>> start RECORDED INFORMATION

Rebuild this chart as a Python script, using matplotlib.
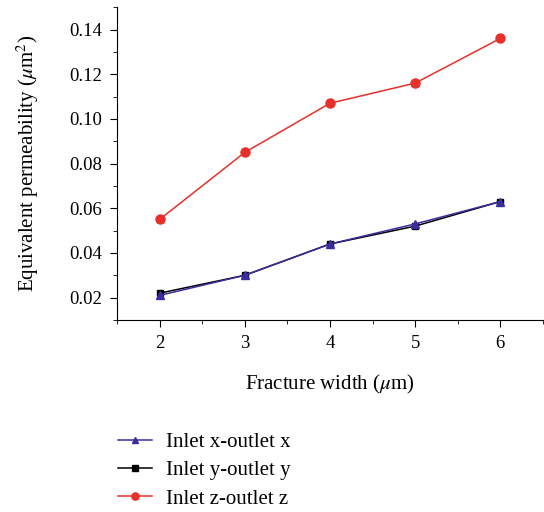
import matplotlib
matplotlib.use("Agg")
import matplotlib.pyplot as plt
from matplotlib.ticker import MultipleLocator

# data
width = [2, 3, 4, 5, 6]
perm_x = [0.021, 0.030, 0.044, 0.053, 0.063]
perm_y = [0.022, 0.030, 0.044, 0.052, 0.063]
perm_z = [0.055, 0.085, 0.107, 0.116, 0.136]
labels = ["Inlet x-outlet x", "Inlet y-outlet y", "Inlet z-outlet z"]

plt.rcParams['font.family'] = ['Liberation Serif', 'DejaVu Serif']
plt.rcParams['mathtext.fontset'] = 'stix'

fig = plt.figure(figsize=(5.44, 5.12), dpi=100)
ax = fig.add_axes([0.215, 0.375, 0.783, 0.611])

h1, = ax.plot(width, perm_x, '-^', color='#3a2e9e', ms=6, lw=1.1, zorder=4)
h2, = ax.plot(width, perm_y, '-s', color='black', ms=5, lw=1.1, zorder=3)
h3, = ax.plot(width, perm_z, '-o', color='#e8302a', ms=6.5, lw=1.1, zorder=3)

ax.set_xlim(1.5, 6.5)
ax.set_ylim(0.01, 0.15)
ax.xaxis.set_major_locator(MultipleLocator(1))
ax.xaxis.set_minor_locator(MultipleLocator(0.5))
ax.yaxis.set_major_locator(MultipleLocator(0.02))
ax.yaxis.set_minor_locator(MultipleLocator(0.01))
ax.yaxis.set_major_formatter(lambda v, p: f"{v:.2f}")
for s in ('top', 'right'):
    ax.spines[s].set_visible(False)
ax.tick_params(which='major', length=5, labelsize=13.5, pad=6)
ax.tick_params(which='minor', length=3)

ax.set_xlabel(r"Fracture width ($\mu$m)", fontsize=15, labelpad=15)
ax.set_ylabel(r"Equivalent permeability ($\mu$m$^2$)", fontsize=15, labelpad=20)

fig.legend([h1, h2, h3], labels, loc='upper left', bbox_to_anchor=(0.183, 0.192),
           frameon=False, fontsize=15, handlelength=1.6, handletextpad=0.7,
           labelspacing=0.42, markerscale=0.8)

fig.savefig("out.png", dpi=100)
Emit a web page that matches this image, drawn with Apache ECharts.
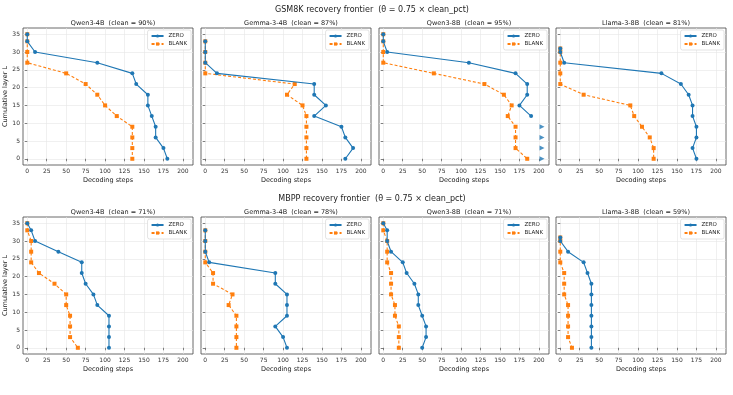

>> end RECORDED INFORMATION

## TASK PROMPT
Pictures excluded, repeat the records exactly from their opening line through the line containing "from matplotlib.ticker import MultipleLocator".

## EXERCISE RESULT
Rebuild this chart as a Python script, using matplotlib.
import matplotlib
matplotlib.use("Agg")
import matplotlib.pyplot as plt
from matplotlib.ticker import MultipleLocator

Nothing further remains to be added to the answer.